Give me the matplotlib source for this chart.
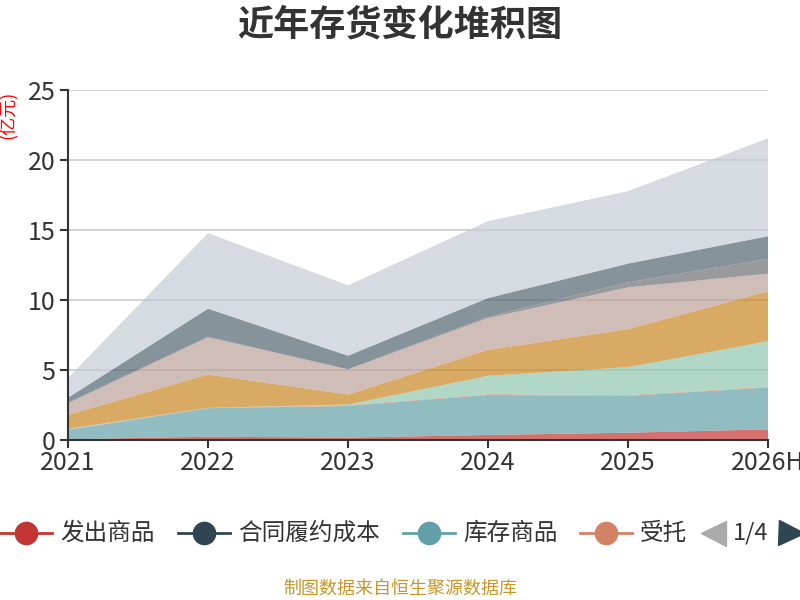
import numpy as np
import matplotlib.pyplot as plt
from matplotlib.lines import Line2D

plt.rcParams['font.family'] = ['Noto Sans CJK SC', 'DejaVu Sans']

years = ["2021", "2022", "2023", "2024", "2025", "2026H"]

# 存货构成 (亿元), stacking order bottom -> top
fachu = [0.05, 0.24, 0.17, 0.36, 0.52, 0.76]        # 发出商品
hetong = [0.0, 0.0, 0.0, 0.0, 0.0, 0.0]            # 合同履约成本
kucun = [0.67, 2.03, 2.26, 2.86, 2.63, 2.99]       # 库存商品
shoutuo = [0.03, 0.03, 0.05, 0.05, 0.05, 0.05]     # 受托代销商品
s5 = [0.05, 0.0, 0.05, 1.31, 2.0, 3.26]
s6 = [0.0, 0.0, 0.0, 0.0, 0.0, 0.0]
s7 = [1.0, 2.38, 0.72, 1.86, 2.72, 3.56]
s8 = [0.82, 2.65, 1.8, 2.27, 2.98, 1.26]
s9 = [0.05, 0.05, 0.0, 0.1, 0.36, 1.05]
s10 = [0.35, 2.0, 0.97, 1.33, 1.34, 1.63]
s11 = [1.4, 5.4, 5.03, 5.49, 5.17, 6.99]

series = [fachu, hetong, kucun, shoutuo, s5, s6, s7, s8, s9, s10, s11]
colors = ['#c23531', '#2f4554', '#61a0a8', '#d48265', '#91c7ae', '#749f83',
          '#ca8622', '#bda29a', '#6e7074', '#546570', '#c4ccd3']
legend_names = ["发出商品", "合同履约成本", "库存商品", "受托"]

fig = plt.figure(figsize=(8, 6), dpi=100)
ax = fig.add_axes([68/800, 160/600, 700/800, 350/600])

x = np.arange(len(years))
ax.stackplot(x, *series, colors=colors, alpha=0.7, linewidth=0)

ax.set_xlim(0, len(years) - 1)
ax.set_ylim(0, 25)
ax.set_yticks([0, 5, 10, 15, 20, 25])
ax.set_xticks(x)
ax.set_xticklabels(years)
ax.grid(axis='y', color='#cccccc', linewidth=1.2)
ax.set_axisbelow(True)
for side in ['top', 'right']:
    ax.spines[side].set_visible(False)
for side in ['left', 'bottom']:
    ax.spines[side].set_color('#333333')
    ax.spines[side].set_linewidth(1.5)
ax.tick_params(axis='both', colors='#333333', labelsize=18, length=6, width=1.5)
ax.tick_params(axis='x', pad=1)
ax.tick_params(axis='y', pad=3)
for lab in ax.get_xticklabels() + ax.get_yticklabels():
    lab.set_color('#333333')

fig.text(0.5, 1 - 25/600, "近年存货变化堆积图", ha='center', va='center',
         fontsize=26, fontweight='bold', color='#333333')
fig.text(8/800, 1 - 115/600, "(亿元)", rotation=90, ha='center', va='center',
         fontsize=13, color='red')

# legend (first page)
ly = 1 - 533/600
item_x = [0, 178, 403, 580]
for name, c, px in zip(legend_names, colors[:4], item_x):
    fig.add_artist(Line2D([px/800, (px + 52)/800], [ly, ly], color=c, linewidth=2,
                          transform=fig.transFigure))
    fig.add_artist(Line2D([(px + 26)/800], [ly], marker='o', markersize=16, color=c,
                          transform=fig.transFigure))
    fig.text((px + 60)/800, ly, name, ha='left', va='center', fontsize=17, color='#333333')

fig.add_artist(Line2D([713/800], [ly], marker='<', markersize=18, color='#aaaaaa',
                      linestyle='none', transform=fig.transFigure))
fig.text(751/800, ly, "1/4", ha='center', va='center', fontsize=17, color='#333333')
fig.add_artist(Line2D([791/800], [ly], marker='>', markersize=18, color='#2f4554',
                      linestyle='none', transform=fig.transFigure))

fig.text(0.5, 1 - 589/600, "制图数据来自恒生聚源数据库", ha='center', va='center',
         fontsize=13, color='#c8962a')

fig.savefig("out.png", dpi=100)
----
◆ **Stated task**:
Leaving the pictures aside, transcribe the entire listing exactly.

◆ **Answer to the exercise**:
Give me the matplotlib source for this chart.
import numpy as np
import matplotlib.pyplot as plt
from matplotlib.lines import Line2D

plt.rcParams['font.family'] = ['Noto Sans CJK SC', 'DejaVu Sans']

years = ["2021", "2022", "2023", "2024", "2025", "2026H"]

# 存货构成 (亿元), stacking order bottom -> top
fachu = [0.05, 0.24, 0.17, 0.36, 0.52, 0.76]        # 发出商品
hetong = [0.0, 0.0, 0.0, 0.0, 0.0, 0.0]            # 合同履约成本
kucun = [0.67, 2.03, 2.26, 2.86, 2.63, 2.99]       # 库存商品
shoutuo = [0.03, 0.03, 0.05, 0.05, 0.05, 0.05]     # 受托代销商品
s5 = [0.05, 0.0, 0.05, 1.31, 2.0, 3.26]
s6 = [0.0, 0.0, 0.0, 0.0, 0.0, 0.0]
s7 = [1.0, 2.38, 0.72, 1.86, 2.72, 3.56]
s8 = [0.82, 2.65, 1.8, 2.27, 2.98, 1.26]
s9 = [0.05, 0.05, 0.0, 0.1, 0.36, 1.05]
s10 = [0.35, 2.0, 0.97, 1.33, 1.34, 1.63]
s11 = [1.4, 5.4, 5.03, 5.49, 5.17, 6.99]

series = [fachu, hetong, kucun, shoutuo, s5, s6, s7, s8, s9, s10, s11]
colors = ['#c23531', '#2f4554', '#61a0a8', '#d48265', '#91c7ae', '#749f83',
          '#ca8622', '#bda29a', '#6e7074', '#546570', '#c4ccd3']
legend_names = ["发出商品", "合同履约成本", "库存商品", "受托"]

fig = plt.figure(figsize=(8, 6), dpi=100)
ax = fig.add_axes([68/800, 160/600, 700/800, 350/600])

x = np.arange(len(years))
ax.stackplot(x, *series, colors=colors, alpha=0.7, linewidth=0)

ax.set_xlim(0, len(years) - 1)
ax.set_ylim(0, 25)
ax.set_yticks([0, 5, 10, 15, 20, 25])
ax.set_xticks(x)
ax.set_xticklabels(years)
ax.grid(axis='y', color='#cccccc', linewidth=1.2)
ax.set_axisbelow(True)
for side in ['top', 'right']:
    ax.spines[side].set_visible(False)
for side in ['left', 'bottom']:
    ax.spines[side].set_color('#333333')
    ax.spines[side].set_linewidth(1.5)
ax.tick_params(axis='both', colors='#333333', labelsize=18, length=6, width=1.5)
ax.tick_params(axis='x', pad=1)
ax.tick_params(axis='y', pad=3)
for lab in ax.get_xticklabels() + ax.get_yticklabels():
    lab.set_color('#333333')

fig.text(0.5, 1 - 25/600, "近年存货变化堆积图", ha='center', va='center',
         fontsize=26, fontweight='bold', color='#333333')
fig.text(8/800, 1 - 115/600, "(亿元)", rotation=90, ha='center', va='center',
         fontsize=13, color='red')

# legend (first page)
ly = 1 - 533/600
item_x = [0, 178, 403, 580]
for name, c, px in zip(legend_names, colors[:4], item_x):
    fig.add_artist(Line2D([px/800, (px + 52)/800], [ly, ly], color=c, linewidth=2,
                          transform=fig.transFigure))
    fig.add_artist(Line2D([(px + 26)/800], [ly], marker='o', markersize=16, color=c,
                          transform=fig.transFigure))
    fig.text((px + 60)/800, ly, name, ha='left', va='center', fontsize=17, color='#333333')

fig.add_artist(Line2D([713/800], [ly], marker='<', markersize=18, color='#aaaaaa',
                      linestyle='none', transform=fig.transFigure))
fig.text(751/800, ly, "1/4", ha='center', va='center', fontsize=17, color='#333333')
fig.add_artist(Line2D([791/800], [ly], marker='>', markersize=18, color='#2f4554',
                      linestyle='none', transform=fig.transFigure))

fig.text(0.5, 1 - 589/600, "制图数据来自恒生聚源数据库", ha='center', va='center',
         fontsize=13, color='#c8962a')

fig.savefig("out.png", dpi=100)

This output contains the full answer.